MONTREAL — There are smart bets and there are safe ones, and the one the Montreal Canadiens made on Kaiden Guhle Wednesday fits both categories.
Oh sure, a six-year, $33.3-million contract given to a 22-year-old who’s suffered a few injuries over his first two seasons in the NHL isn’t exactly a riskless proposition.
But the risk the Canadiens are taking by committing this money to Guhle now pales in comparison to the one they’d have been taking letting him play out the final season of his entry-level contract without an extension in place. With where his game is trending — and where the finances of the game are trending — the price over six years was most likely to be considerably higher by next summer, so there was no reason to wait.
Right now, Guhle’s game is in a good enough place to suggest the backend of his deal is likely to become a bargain and the front end of it will likely prove to be more than just palatable, making it just like a pair of other deals Canadiens general manager Kent Hughes has made since taking over in 2021.
Hughes identified Cole Caufield and Juraj Slafkovsky as young, core players and positioned eight-year deals with them to become bargains at the same time the Canadiens will be entering their competitive window — at a time when money tied up in aging veterans Josh Anderson and Brendan Gallagher will be coming off the books and the NHL’s salary cap will be reaching record heights.
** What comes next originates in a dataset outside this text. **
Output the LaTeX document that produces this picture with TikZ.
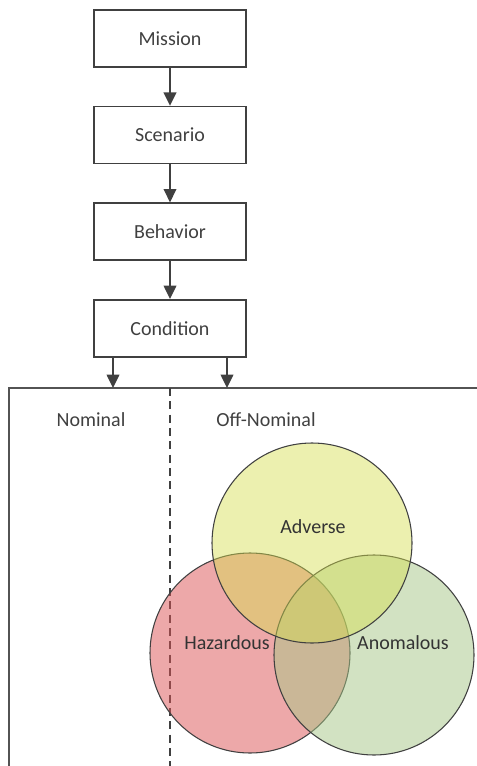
\documentclass[tikz,border=0pt]{standalone}
\usepackage{fontspec}
\setmainfont{Carlito}
\usetikzlibrary{arrows.meta,positioning}
\definecolor{linegray}{HTML}{404040}
\definecolor{hazred}{RGB}{220,82,84}
\definecolor{advyellow}{RGB}{212,222,78}
\definecolor{anogreen}{RGB}{166,198,134}

\tikzset{
    stepbox/.style={draw=linegray, line width=1.2pt, minimum width=114pt,
        minimum height=42.75pt, inner sep=0pt, text=linegray,
        font=\fontsize{15}{18}\selectfont},
    flow/.style={draw=linegray, line width=1.1pt,
        -{Triangle[width=9.5pt,length=10pt]}},
    setcircle/.style={circle, draw=linegray, line width=0.8pt,
        minimum size=150pt, inner sep=0pt, fill opacity=0.5},
    setlabel/.style={text=black!80, font=\fontsize{15}{18}\selectfont}
}

\begin{document}
\begin{tikzpicture}[x=0.75pt, y=0.75pt]

    \useasboundingbox (0,0) rectangle (477,-766);
    \clip (0,0) rectangle (477,-766);

    %boxes
    \node[stepbox] (mission) at (170,-38.5) {Mission};
    \node[stepbox, below=28.5pt of mission] (scenario) {Scenario};
    \node[stepbox, below=28.5pt of scenario] (behavior) {Behavior};
    \node[stepbox, below=28.5pt of behavior] (condition) {Condition};

    \draw [flow] (mission) -- (scenario);
    \draw [flow] (scenario) -- (behavior);
    \draw [flow] (behavior) -- (condition);

    %frame
    \coordinate (nomtop) at (113,-388);
    \coordinate (offtop) at (227,-388);
    \draw [draw=linegray!90, line width=1pt] (9,-770) -- (9,-388) -- (480,-388);
    \draw [dashed, dash pattern=on 6pt off 4pt, line width=0.8pt, draw=linegray]
        (170,-388) -- (170,-770);

    \draw [flow] (condition.south -| nomtop) -- (nomtop);
    \draw [flow] (condition.south -| offtop) -- (offtop);

    %nodes
    \node[setlabel, text=linegray] (nominal) at (91,-420) {Nominal};
    \node[setlabel, text=linegray] (offnominal) at (266,-420) {Off-Nominal};

    %circles
    \node[setcircle, fill=hazred] (hazardous) at (250,-653) {};
    \node[setcircle, fill=anogreen] (anomalous) at (374,-655) {};
    \node[setcircle, fill=advyellow, fill opacity=0.45] (adverse) at (312,-543) {};

    \node[setlabel] at (227,-643) {Hazardous};
    \node[setlabel] at (403,-643) {Anomalous};
    \node[setlabel] at (313,-527) {Adverse};

\end{tikzpicture}
\end{document}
Those deals (like this one with Guhle) are smart bets, and relatively safe ones too.
That Guhle’s — like Slafkovsky’s — new contract doesn’t kick in for another year only increases the chances of it fitting both categories.
Guhle, who was chosen 16th overall in the 2020 Draft, has already shown he can match up against the best offensive players in the world on a nightly basis. He’s more than held his own under those circumstances—and from both sides of the blue line, averaging 20:43 and contributing at both ends of the ice—and it’s hard to imagine him doing anything but improving with the experience he’ll gain between now and the start of his new deal.
The Edmonton native will be getting paid well, considering knee, ankle and head injuries that sidelined him for 50 games spread over the last two seasons. It’s a good chunk of change for a defenceman who has yet to produce the type of offence that commands the type of lucrative, long-term commitment he received at his age.
But Guhle’s already the second-best defenceman on the Canadiens and trending towards becoming the best one in short order, and his decision to commit now before taking one more year to build up his case for a bigger contract speaks not only to his maturity but also his belief in what the Canadiens are building.
That’s a value add in itself.
“I feel it with this group. I feel it around the team. I just want to be there,” Guhle said during a late-afternoon Zoom conference with reporters. “I just want to be in Montreal, be with those guys and battle with those guys every night.”
It’s one thing to say it, but Guhle has proven that night-in, night-out since joining the Canadiens in the fall of 2022.
His commitment — along with his performance — sets the bar reasonably high for the other promising defencemen (like Lane Hutson, David Reinbacher and Logan Mailloux) rising through the system, and his contract helps create a hierarchical structure on the back end that’s similar to the one the Canadiens have up front (with captain Nick Suzuki being the highest-paid forward, at $7.87 million per season through 2030).
It sure makes for a healthy cap situation, affording the Canadiens the financial flexibility they’ll need when they have the incentive to dive into the free-agent market from the high board.
The NHL’s cap is expected to rise from $88 million in 2024-25 to at least $92 million in 2025-26, when extensions for Guhle and Slafkovsky kick in. It could be well over $100 million by 2027-28, and the Canadiens will need every penny they can save between now and then to meet contract demands at that time.
The deals with all four of their young, core members will help them do it. The financial benefits of those deals to the team are practically indisputable.
The benefits from a team-building perspective are also practically indisputable.
Winning teams need point-per-game, complete centres like Suzuki. Winning teams need prolific scorers like Caufield. Winning teams need power forwards like Slafkovsky. And all of them need versatile, steady, physical, play-in-all situations defencemen like Guhle.
Had he not exhibited all of those qualities already, we’d be talking about a contract for him like the ones Arber Xhekaj and Justin Barron signed on Tuesday.
But because Guhle has, this deal isn’t much of a gamble at all.